REQUIREMENTS = Reproduce the listing word for word. Skip any image.

STORED DATA =

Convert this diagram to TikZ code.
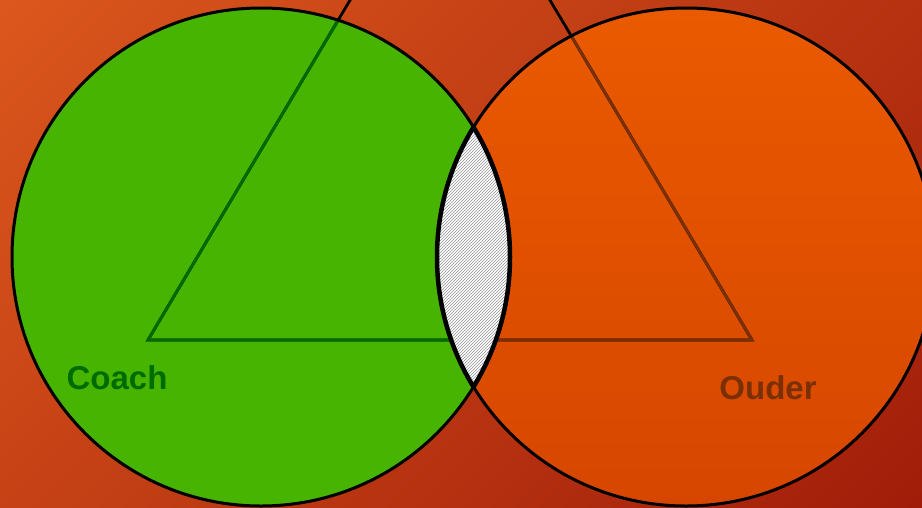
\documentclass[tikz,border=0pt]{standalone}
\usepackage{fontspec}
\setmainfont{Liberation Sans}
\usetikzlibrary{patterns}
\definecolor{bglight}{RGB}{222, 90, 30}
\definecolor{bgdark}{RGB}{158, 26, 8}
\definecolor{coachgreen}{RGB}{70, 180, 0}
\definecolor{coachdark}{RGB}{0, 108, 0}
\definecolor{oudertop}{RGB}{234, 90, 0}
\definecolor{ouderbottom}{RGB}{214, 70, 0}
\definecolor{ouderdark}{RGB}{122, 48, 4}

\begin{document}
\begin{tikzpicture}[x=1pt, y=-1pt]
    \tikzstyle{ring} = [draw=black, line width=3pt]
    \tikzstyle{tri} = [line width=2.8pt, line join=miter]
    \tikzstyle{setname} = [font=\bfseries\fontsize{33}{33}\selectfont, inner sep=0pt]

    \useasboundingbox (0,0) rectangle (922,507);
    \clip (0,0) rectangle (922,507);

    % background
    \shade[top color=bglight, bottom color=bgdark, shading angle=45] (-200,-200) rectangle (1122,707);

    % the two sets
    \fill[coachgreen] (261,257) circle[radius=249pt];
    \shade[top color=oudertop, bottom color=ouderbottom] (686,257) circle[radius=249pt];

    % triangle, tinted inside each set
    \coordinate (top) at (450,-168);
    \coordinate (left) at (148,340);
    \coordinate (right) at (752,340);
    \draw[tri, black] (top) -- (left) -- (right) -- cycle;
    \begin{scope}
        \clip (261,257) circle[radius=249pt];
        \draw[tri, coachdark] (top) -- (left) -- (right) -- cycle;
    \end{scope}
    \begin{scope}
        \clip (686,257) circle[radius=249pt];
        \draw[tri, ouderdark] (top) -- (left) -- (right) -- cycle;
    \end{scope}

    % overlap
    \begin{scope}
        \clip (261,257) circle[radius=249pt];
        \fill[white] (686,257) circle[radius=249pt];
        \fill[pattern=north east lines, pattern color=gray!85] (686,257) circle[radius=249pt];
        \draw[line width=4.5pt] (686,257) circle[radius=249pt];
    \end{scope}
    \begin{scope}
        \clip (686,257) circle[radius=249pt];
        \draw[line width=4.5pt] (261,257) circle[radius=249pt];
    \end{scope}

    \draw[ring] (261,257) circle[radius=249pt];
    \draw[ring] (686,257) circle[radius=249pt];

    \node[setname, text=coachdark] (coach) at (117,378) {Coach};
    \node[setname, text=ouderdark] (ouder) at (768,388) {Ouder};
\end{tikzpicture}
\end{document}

SOLUTION =
Convert this diagram to TikZ code.
\documentclass[tikz,border=0pt]{standalone}
\usepackage{fontspec}
\setmainfont{Liberation Sans}
\usetikzlibrary{patterns}
\definecolor{bglight}{RGB}{222, 90, 30}
\definecolor{bgdark}{RGB}{158, 26, 8}
\definecolor{coachgreen}{RGB}{70, 180, 0}
\definecolor{coachdark}{RGB}{0, 108, 0}
\definecolor{oudertop}{RGB}{234, 90, 0}
\definecolor{ouderbottom}{RGB}{214, 70, 0}
\definecolor{ouderdark}{RGB}{122, 48, 4}

\begin{document}
\begin{tikzpicture}[x=1pt, y=-1pt]
    \tikzstyle{ring} = [draw=black, line width=3pt]
    \tikzstyle{tri} = [line width=2.8pt, line join=miter]
    \tikzstyle{setname} = [font=\bfseries\fontsize{33}{33}\selectfont, inner sep=0pt]

    \useasboundingbox (0,0) rectangle (922,507);
    \clip (0,0) rectangle (922,507);

    % background
    \shade[top color=bglight, bottom color=bgdark, shading angle=45] (-200,-200) rectangle (1122,707);

    % the two sets
    \fill[coachgreen] (261,257) circle[radius=249pt];
    \shade[top color=oudertop, bottom color=ouderbottom] (686,257) circle[radius=249pt];

    % triangle, tinted inside each set
    \coordinate (top) at (450,-168);
    \coordinate (left) at (148,340);
    \coordinate (right) at (752,340);
    \draw[tri, black] (top) -- (left) -- (right) -- cycle;
    \begin{scope}
        \clip (261,257) circle[radius=249pt];
        \draw[tri, coachdark] (top) -- (left) -- (right) -- cycle;
    \end{scope}
    \begin{scope}
        \clip (686,257) circle[radius=249pt];
        \draw[tri, ouderdark] (top) -- (left) -- (right) -- cycle;
    \end{scope}

    % overlap
    \begin{scope}
        \clip (261,257) circle[radius=249pt];
        \fill[white] (686,257) circle[radius=249pt];
        \fill[pattern=north east lines, pattern color=gray!85] (686,257) circle[radius=249pt];
        \draw[line width=4.5pt] (686,257) circle[radius=249pt];
    \end{scope}
    \begin{scope}
        \clip (686,257) circle[radius=249pt];
        \draw[line width=4.5pt] (261,257) circle[radius=249pt];
    \end{scope}

    \draw[ring] (261,257) circle[radius=249pt];
    \draw[ring] (686,257) circle[radius=249pt];

    \node[setname, text=coachdark] (coach) at (117,378) {Coach};
    \node[setname, text=ouderdark] (ouder) at (768,388) {Ouder};
\end{tikzpicture}
\end{document}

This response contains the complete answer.